Camera thieves had to trespass first in order to steal it
Dear Woods-N-Water News:
I own property in Kalkaska County. I have been using a deer-cam for the last four years to photograph deer. In February of 2006 one of my pictures graced the cover of the Michigan Bow Hunter Magazine.
This year I have taken three rolls of film. There have been three small bucks coming in regularly. I was looking forward to seeing the next roll to see how their antlers had progressed. I drove to my property on Wednesday the 15th. I arrived in camp right at dusk and decide to wait until morning to check my camera.
I make my way to the camera, which is just off my food plot. What a sinking feeling, "the camera was gone!" I know there is a bear in the area, but there is no sign of a camera, no sign of the steel cable, and there is no sign of the lock. I am disgusted. Not only was my camera gone, the thieves had to trespass to steal it.

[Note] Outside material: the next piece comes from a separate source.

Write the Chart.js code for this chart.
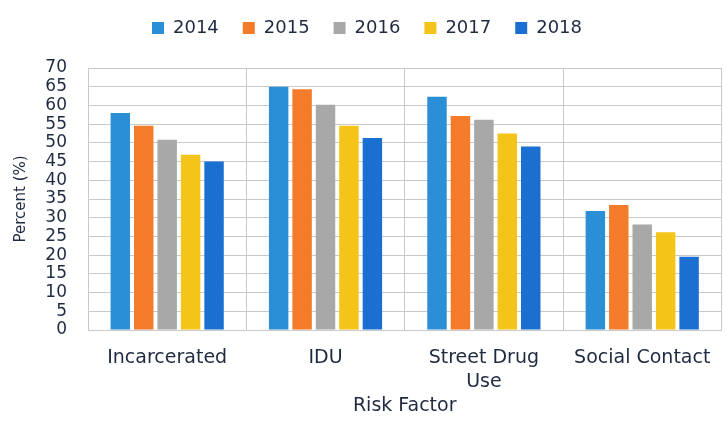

I later talk with a friend of mine and he tells me that's the fifth camera he knows of being stolen, all within a 20 mile area of Kalkaska.
Last Tuesday at Perch Point Conservation Club, where I shoot the walk-thru 3-D archery, one of our members told me about his camera being stolen. Luckily he got his back. I'm hopeful I'll be so lucky.
I called the Kalkaska County Sheriff's office to report the theft. A state trooper came out and took my information. If you see a Deer-Cam 35mm camera at a yard sale or on E-bay with the serial number 6679747 it was stolen from me.
Is there a market for all of these stolen cameras?
There must be. In the end result, if you buy a camera and the deal looks "too good to be true" it probably is. Please do not support these thieves and purchase stolen cameras.
All of this makes me wonder why I have to work for our hunting rights and gun rights, only to be so disappointed to have a camera ripped off.